What are the details?
The Canadian-born actor won myriad awards including two Tonys, two Emmys and an Oscar over a career that spanned seven decades. He passed away Friday at his Connecticut home due to complications from a fall, The Washington Post reported.
CBS News reported:
A veteran of the stage, Plummer became a household name in the 1965 megahit musical "The Sound of Music." Despite the film's runaway success and place in American film history, Plummer famously was never really a fan of it. In 2015, he told CBS News: "I'm so sick of hearing my own voice talking about it."
"I just didn't particularly think my role was the most exciting thing I've ever had in my life," he said.
According to The New York Times, before Plummer came to appreciate "The Sound of Music" along with the classic musical's fans, he told People magazine in 1982, "That sentimental stuff is the most difficult for me to play, especially because I'm trained vocally and physically for Shakespeare."
He added, "To do a lousy part like von Trapp, you have to use every trick you know to fill the empty carcass of the role. That damn movie follows me around like an albatross."
Nonetheless, the musical is considered one of the most famous ever made, and it propelled Plummer to stardom.
Deadline Hollywood noted that "the movie's soundtrack, which features such classic songs as "My Favorite Things," "Edelweiss" and the title track, spent two weeks at No. 1 in the U.S. and an astounding 109 weeks — more than two years — in the top 10."
Plummer went on to star in an array of other famous films, including 1975's "The Man Who Would be King," 1999's "The Insider," 2001's "A Beautiful Mind," as well as 2018's "Knives Out" at the age of 88.
In a statement released following his passing, Plummer's "The Sound of Music" co-star, Julie Andrews, said of him, "I treasure the memories of our work together and fun we shared through the years. My heat and condolences go out to his lovely wife Elaine, and his daughter Amanda."

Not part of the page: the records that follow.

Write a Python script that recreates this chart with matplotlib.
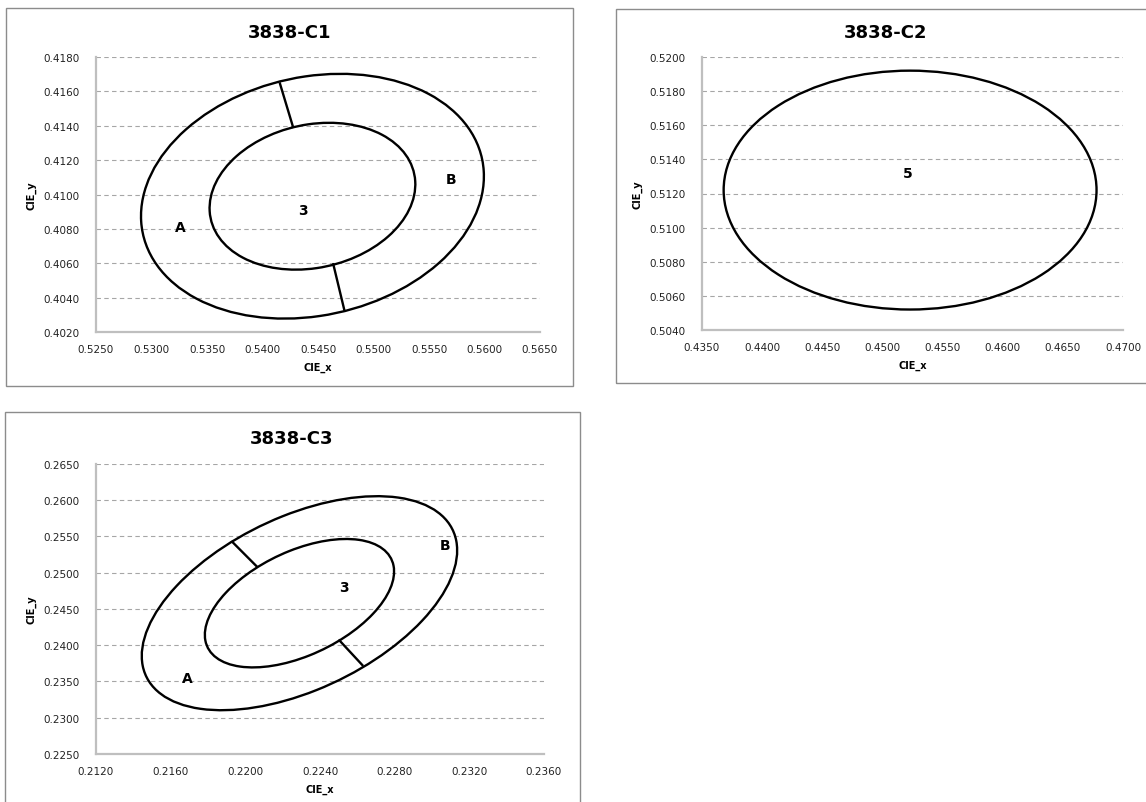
import numpy as np
import matplotlib
matplotlib.use('Agg')
import matplotlib.pyplot as plt
from matplotlib.patches import Ellipse, Rectangle

# MacAdam-type ellipses: one-step semi axes in CIE xy units
step_a = 0.0031
step_b = 0.0014

# 3838-C1
c1_center = (0.5445, 0.4099)
c1_angle = 5.4
c1_steps = [5, 3]
c1_div_x = [[0.54157, 0.54275], [0.54638, 0.54736]]
c1_div_y = [[0.41646, 0.41393], [0.40594, 0.40331]]
c1_labels = ['A', 'B', '3']
c1_label_x = [0.5326, 0.5570, 0.5436]
c1_label_y = [0.4081, 0.4109, 0.4091]
c1_xticks = [0.5250, 0.5300, 0.5350, 0.5400, 0.5450, 0.5500, 0.5550, 0.5600, 0.5650]
c1_yticks = [0.4020, 0.4040, 0.4060, 0.4080, 0.4100, 0.4120, 0.4140, 0.4160, 0.4180]

# 3838-C2
c2_center = (0.4523, 0.5122)
c2_angle = 0.0
c2_steps = [5]
c2_labels = ['5']
c2_label_x = [0.4521]
c2_label_y = [0.5132]
c2_xticks = [0.4350, 0.4400, 0.4450, 0.4500, 0.4550, 0.4600, 0.4650, 0.4700]
c2_yticks = [0.5040, 0.5060, 0.5080, 0.5100, 0.5120, 0.5140, 0.5160, 0.5180, 0.5200]

# 3838-C3
c3_center = (0.2229, 0.2458)
c3_angle = 70.0
c3_steps = [5, 3]
c3_div_x = [[0.21930, 0.22062], [0.22504, 0.22627]]
c3_div_y = [[0.25426, 0.25085], [0.24067, 0.23726]]
c3_labels = ['A', 'B', '3']
c3_label_x = [0.2169, 0.2307, 0.2253]
c3_label_y = [0.2355, 0.2538, 0.2481]
c3_xticks = [0.2120, 0.2160, 0.2200, 0.2240, 0.2280, 0.2320, 0.2360]
c3_yticks = [0.2250, 0.2300, 0.2350, 0.2400, 0.2450, 0.2500, 0.2550, 0.2600, 0.2650]

W, H = 1146, 803
fig = plt.figure(figsize=(W / 100, H / 100), dpi=100)
fig.patch.set_facecolor('white')


def px_axes(l, t, r, b):
    return [l / W, 1 - b / H, (r - l) / W, (b - t) / H]


def chart_box(x0, y0, x1, y1):
    rect = Rectangle((x0 / W, 1 - y1 / H), (x1 - x0) / W, (y1 - y0) / H,
                     transform=fig.transFigure, fill=False,
                     edgecolor='#8c8c8c', linewidth=1.0)
    fig.add_artist(rect)


def setup(ax, xticks, yticks, title, title_xy):
    ax.set_xlim(xticks[0], xticks[-1])
    ax.set_ylim(yticks[0], yticks[-1])
    ax.set_xticks(xticks)
    ax.set_yticks(yticks)
    ax.set_xticklabels(['%.4f' % v for v in xticks])
    ax.set_yticklabels(['%.4f' % v for v in yticks])
    ax.tick_params(length=0, labelsize=7.5, colors='#222222')
    ax.tick_params(axis='x', pad=8.5)
    ax.tick_params(axis='y', pad=12)
    for side in ['top', 'right']:
        ax.spines[side].set_visible(False)
    for side in ['left', 'bottom']:
        ax.spines[side].set_color('#bfbfbf')
        ax.spines[side].set_linewidth(1.6)
    ax.yaxis.grid(True, color='#a6a6a6', linestyle=(0, (4, 3)), linewidth=0.8)
    ax.set_axisbelow(True)
    ax.set_xlabel('CIE_x', fontsize=7, fontweight='bold', labelpad=6)
    ax.set_ylabel('CIE_y', fontsize=7, fontweight='bold', labelpad=5)
    fig.text(title_xy[0] / W, 1 - title_xy[1] / H, title, ha='center', va='center',
             fontsize=13, fontweight='bold')


def draw_ellipses(ax, center, angle, steps):
    for n in steps:
        ax.add_patch(Ellipse(center, 2 * n * step_a, 2 * n * step_b, angle=angle,
                             fill=False, edgecolor='black', linewidth=1.7, zorder=3))


def draw_labels(ax, labels, xs, ys):
    for s, x, y in zip(labels, xs, ys):
        ax.text(x, y, s, ha='center', va='center', fontsize=10,
                fontweight='bold', zorder=4)


# chart frames
chart_box(6, 9, 573, 387)
chart_box(616, 10, 1156, 384)
chart_box(5, 413, 580, 830)

ax1 = fig.add_axes(px_axes(96, 58, 540, 333))
setup(ax1, c1_xticks, c1_yticks, '3838-C1', (290, 33))
draw_ellipses(ax1, c1_center, c1_angle, c1_steps)
for xs, ys in zip(c1_div_x, c1_div_y):
    ax1.plot(xs, ys, color='black', linewidth=1.7, zorder=3)
draw_labels(ax1, c1_labels, c1_label_x, c1_label_y)

ax2 = fig.add_axes(px_axes(702, 58, 1123, 331))
setup(ax2, c2_xticks, c2_yticks, '3838-C2', (886, 33))
draw_ellipses(ax2, c2_center, c2_angle, c2_steps)
draw_labels(ax2, c2_labels, c2_label_x, c2_label_y)

ax3 = fig.add_axes(px_axes(96, 465, 544, 755))
setup(ax3, c3_xticks, c3_yticks, '3838-C3', (292, 439))
draw_ellipses(ax3, c3_center, c3_angle, c3_steps)
for xs, ys in zip(c3_div_x, c3_div_y):
    ax3.plot(xs, ys, color='black', linewidth=1.7, zorder=3)
draw_labels(ax3, c3_labels, c3_label_x, c3_label_y)

fig.savefig('out.png', dpi=100, facecolor='white')
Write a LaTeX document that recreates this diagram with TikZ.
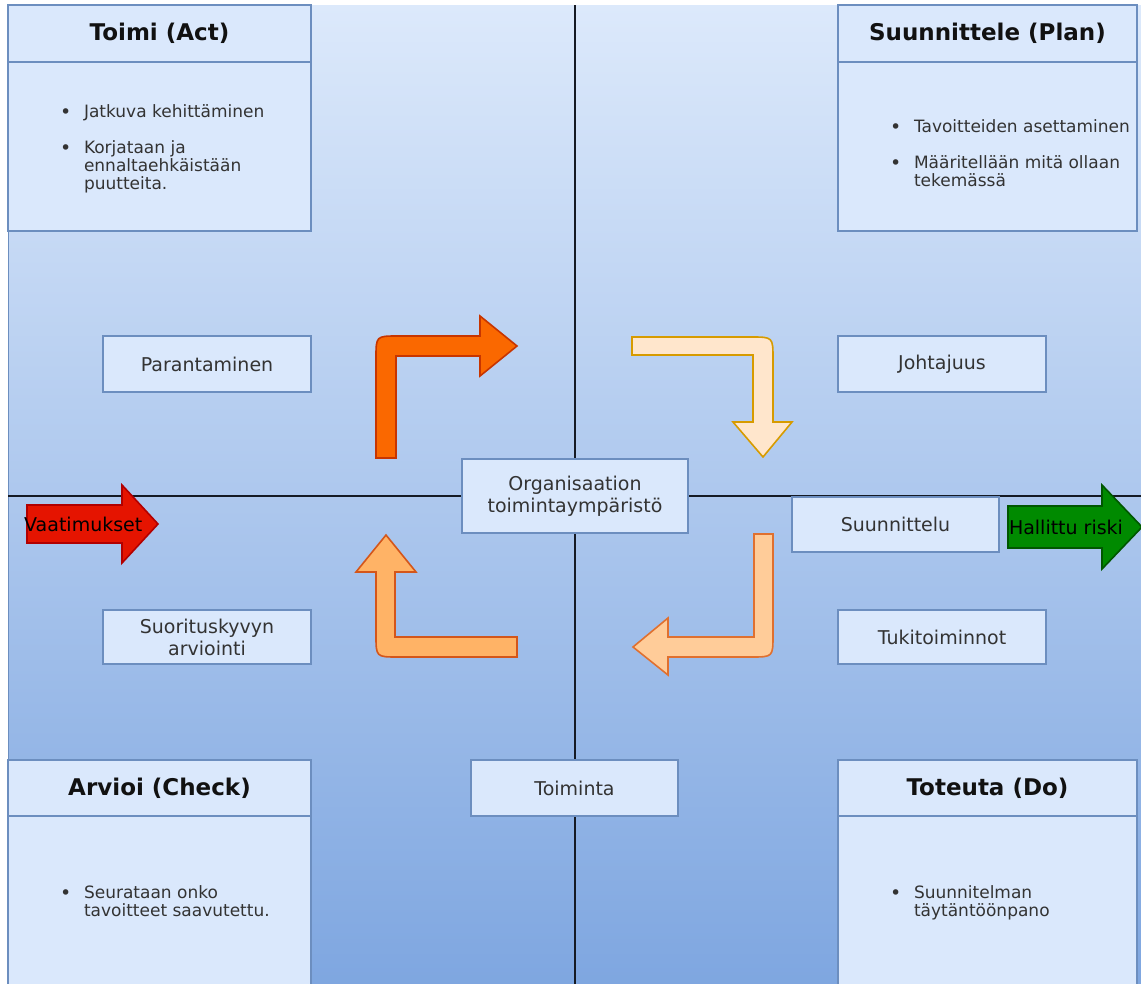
\documentclass[tikz,border=0pt]{standalone}
\usepackage{fontspec}
\setmainfont{DejaVu Sans}
\definecolor{boxfill}{HTML}{DAE8FC}
\definecolor{boxline}{HTML}{6C8EBF}
\definecolor{bgtop}{RGB}{220,233,251}
\definecolor{bgbot}{RGB}{126,166,224}
\definecolor{txtgray}{HTML}{333333}
\definecolor{ttlc}{HTML}{111111}
\definecolor{divc}{HTML}{151A24}
\definecolor{oaF}{HTML}{FA6800}
\definecolor{oaS}{HTML}{C73500}
\definecolor{obF}{HTML}{FFE6CC}
\definecolor{obS}{HTML}{D79B00}
\definecolor{ocF}{HTML}{FFCC99}
\definecolor{ocS}{HTML}{E0702F}
\definecolor{odF}{HTML}{FFB366}
\definecolor{odS}{HTML}{D4561A}
\definecolor{redF}{HTML}{E51400}
\definecolor{redS}{HTML}{B20000}
\definecolor{grnF}{HTML}{008A00}
\definecolor{grnS}{HTML}{005700}
\newcommand{\rbox}[7]{\node[#6,minimum width={#4-#2},minimum height={#5-#3}] (#1) at ({(#2+#4)/2},{(#3+#5)/2}) {#7};}
\newcommand{\blt}{\makebox[24pt][l]{\raisebox{-0.5pt}{\fontsize{19}{19}\selectfont\textbullet}}}
\begin{document}
\begin{tikzpicture}[x=1pt,y=-1pt,
  box/.style={draw=boxline,fill=boxfill,line width=1.4pt,inner sep=0pt,outer sep=0pt,align=center,text=txtgray},
  lbl/.style={box,font=\fontsize{19}{22}\selectfont},
  ttl/.style={box,font=\fontsize{23}{27}\selectfont\bfseries,text=ttlc},
  lst/.style={inner sep=0pt,outer sep=0pt,anchor=west,text=txtgray,font=\fontsize{17}{17}\selectfont},
  divider/.style={draw=divc,line width=2pt},
  bigarrow/.style={line width=1.6pt,line join=miter},
  alabel/.style={inner sep=0pt,font=\fontsize{19}{22}\selectfont,text=black}]
\useasboundingbox (0,0) rectangle (1141,983);
\clip (0,0) rectangle (1141,983);
% background
\path[top color=bgtop,bottom color=bgbot] (8,5) rectangle (1145,990);
\draw[boxline,line width=1pt] (8,5) -- (8,990);
% dividers
\coordinate (vt) at (575,5);
\coordinate (vb) at (575,990);
\coordinate (hl) at (8,495.5);
\coordinate (hr) at (1145,495.5);
\draw[divider] (vt) -- (vb);
\draw[divider] (hl) -- (hr);
% bent arrows
\path[draw=oaS,fill=oaF,bigarrow] (376,458) -- (376,358) .. controls (376,336) .. (398,336) -- (480,336) -- (480,316) -- (517,346) -- (480,376) -- (480,356) -- (396,356) -- (396,458) -- cycle;
\path[draw=obS,fill=obF,bigarrow] (632,337) -- (751,337) .. controls (773,337) .. (773,359) -- (773,422) -- (792,422) -- (763,457) -- (733,422) -- (753,422) -- (753,355) -- (632,355) -- cycle;
\path[draw=ocS,fill=ocF,bigarrow] (754,534) -- (773,534) -- (773,635) .. controls (773,657) .. (751,657) -- (668,657) -- (668,675) -- (633,647) -- (668,618) -- (668,637) -- (754,637) -- cycle;
\path[draw=odS,fill=odF,bigarrow] (517,637) -- (395,637) -- (395,572) -- (416,572) -- (386,535) -- (356,572) -- (376,572) -- (376,635) .. controls (376,657) .. (398,657) -- (517,657) -- cycle;
% straight arrows
\path[draw=redS,fill=redF,bigarrow] (27,505) -- (122,505) -- (122,485) -- (158,524) -- (122,563) -- (122,543) -- (27,543) -- cycle;
\node[alabel,anchor=west] (vaat) at (24,524) {Vaatimukset};
\path[draw=grnS,fill=grnF,bigarrow] (1008,506) -- (1102,506) -- (1102,485) -- (1142,527) -- (1102,569) -- (1102,548) -- (1008,548) -- cycle;
\node[alabel] (hall) at (1066,527) {Hallittu riski};
% quadrant boxes
\rbox{actT}{8}{5}{311}{62}{ttl}{Toimi (Act)}
\rbox{actB}{8}{62}{311}{231}{box}{}
\rbox{planT}{838}{5}{1137}{62}{ttl}{Suunnittele (Plan)}
\rbox{planB}{838}{62}{1137}{231}{box}{}
\rbox{checkT}{8}{760}{311}{816}{ttl}{Arvioi (Check)}
\rbox{checkB}{8}{816}{311}{995}{box}{}
\rbox{doT}{838}{760}{1137}{816}{ttl}{Toteuta (Do)}
\rbox{doB}{838}{816}{1137}{995}{box}{}
% lists
\node[lst] (actL) at (60,150) {\begin{tabular}{@{}l@{}l@{}}\blt&Jatkuva kehittäminen\\[18pt]\blt&Korjataan ja\\&ennaltaehkäistään\\&puutteita.\end{tabular}};
\node[lst] (planL) at (890,156) {\begin{tabular}{@{}l@{}l@{}}\blt&Tavoitteiden asettaminen\\[18pt]\blt&Määritellään mitä ollaan\\&tekemässä\end{tabular}};
\node[lst] (checkL) at (60,904) {\begin{tabular}{@{}l@{}l@{}}\blt&Seurataan onko\\&tavoitteet saavutettu.\end{tabular}};
\node[lst] (doL) at (890,904) {\begin{tabular}{@{}l@{}l@{}}\blt&Suunnitelman\\&täytäntöönpano\end{tabular}};
% labels
\rbox{par}{103}{336}{311}{392}{lbl}{Parantaminen}
\rbox{joh}{838}{336}{1046}{392}{lbl}{Johtajuus}
\rbox{suo}{103}{610}{311}{664}{lbl}{Suorituskyvyn\\arviointi}
\rbox{tuk}{838}{610}{1046}{664}{lbl}{Tukitoiminnot}
\rbox{org}{462}{459}{688}{533}{lbl}{Organisaation\\toimintaympäristö}
\rbox{suu}{792}{497}{999}{552}{lbl}{Suunnittelu}
\rbox{toi}{471}{760}{678}{816}{lbl}{Toiminta}
\end{tikzpicture}
\end{document}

Plummer's manager of 46 years, Lou Pitt, also issued a statement, saying:
"Chris was an extraordinary man who deeply loved and respected his profession with great old fashion manners, self-deprecating humor and the music of words. He was a national treasure who deeply relished his Canadian roots. Through his art and humanity, he touched all of our hearts and his legendary life will endure for all generations to come. He will forever be with us."